About Quizzes

Church-Waddel-Brumby House Museum

Church-Waddel-Brumby House Museum is a historical building located at 280 East Dougherty Street in Athens, Georgia. The Unified Government of Athens-Clarke County owns the house, which is administered by the Athens-Clarke Heritage Foundation. Believed to be the oldest surviving house in Athens, this Federal-style house was built by Alonzo Church - a mathematics professor at the University of Georgia – in 1820. The first resident of the house was Dr. Moses Waddel, the then-UGA President, who resided here for nine years. The building was purchased by Mrs. Stephen Harris in 1834. Her family and their descendants - the Hardemans and the Brumbys - lived in the house until their deaths in the mid-1960s. When the city's urban renewal plan threatened demolition of the house in that decade, concerned citizens formed the Athens-Clarke Heritage Foundation, Inc., and moved the house a short distance (an eighth of a mile) from its original location, in 1967. The restoration process was carried out by the city of Athens and the Heritage Foundation with assistance from the United States Department of Housing and Urban Development, in 1971. The new structure represents the original compact nucleus of the sprawling house that it had become.
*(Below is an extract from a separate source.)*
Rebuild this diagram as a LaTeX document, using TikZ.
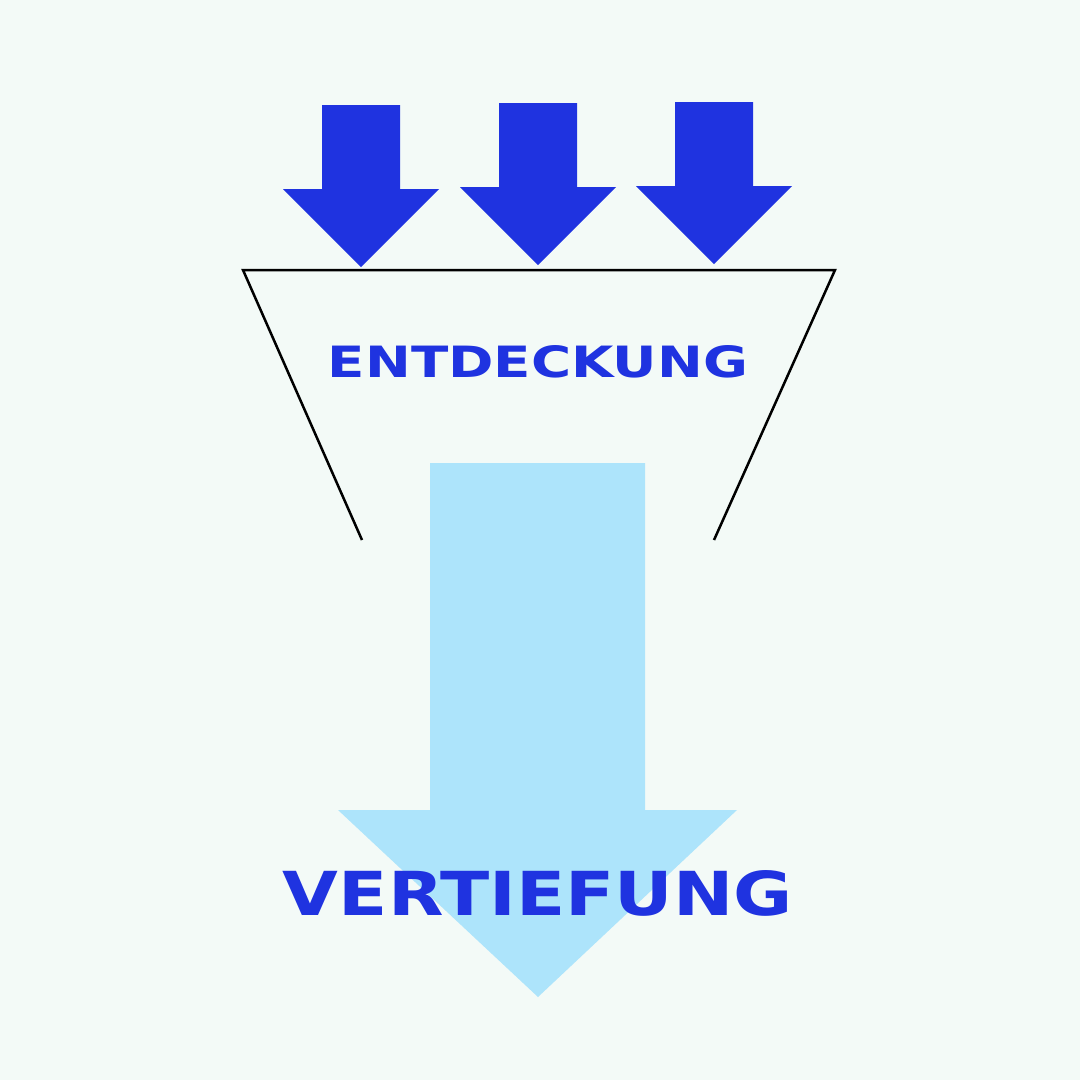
\documentclass[tikz,border=0pt]{standalone}
\usepackage{fontspec}
\setmainfont{DejaVu Sans}
\definecolor{bg}{HTML}{F3FAF7}
\definecolor{dblue}{HTML}{1F33E0}
\definecolor{lblue}{HTML}{ADE4FB}
\begin{document}
\begin{tikzpicture}[x=1pt,y=-1pt,
  smallarrow/.style={fill=dblue},
  funnel/.style={draw=black,line width=2.5pt},
  label/.style={text=dblue,inner sep=0pt,font=\bfseries}]
\fill[bg] (0,0) rectangle (1080,1080);
\useasboundingbox (0,0) rectangle (1080,1080);
% big light arrow
\fill[lblue] (430,463) -- (645,463) -- (645,810) -- (737,810) -- (538,997) -- (338,810) -- (430,810) -- cycle;
% three small arrows
\foreach \cx/\ty/\hy in {361/105/189, 538/103/187, 714/102/186}{
  \fill[smallarrow] (\cx-39,\ty) -- (\cx+39,\ty) -- (\cx+39,\hy) -- (\cx+78,\hy) -- (\cx,\hy+78) -- (\cx-78,\hy) -- (\cx-39,\hy) -- cycle;
}
% funnel
\coordinate (tl) at (243,270);
\coordinate (tr) at (835,270);
\coordinate (bl) at (362,540);
\coordinate (br) at (714,540);
\draw[funnel] (bl) -- (tl) -- (tr) -- (br);
\node[label] (entd) at (538,362) {\resizebox{420pt}{32pt}{ENTDECKUNG}};
\node[label] (vert) at (538,893) {\resizebox{510pt}{45pt}{VERTIEFUNG}};
\end{tikzpicture}
\end{document}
This two-story dwelling features a two-over-two room, central hall plan, one room deep, built on an eight-post frame. The house features an unusual soffit molding consisting of beveled-edge blocks of wood drilled with lines of holes. In addition to an elliptical fanlight, flanking sidelights that terminate in a round arch give distinction to the entrance; most sidelights of the period were square headed. The interior stairway and the front porch are reconstructions of original features. Today, the Church-Waddel-Brumby House serves as the Athens Welcome Center and house museum, furnished with period antiques. The house museum is filled with brochures, maps, souvenirs, and gifts for sale and is the headquarters for guided bus tours of Athens. The Church-Waddel-Brumby House was placed on the National Register of Historic Places, in 1975, and locally designated as a Historic Landmark in 1988.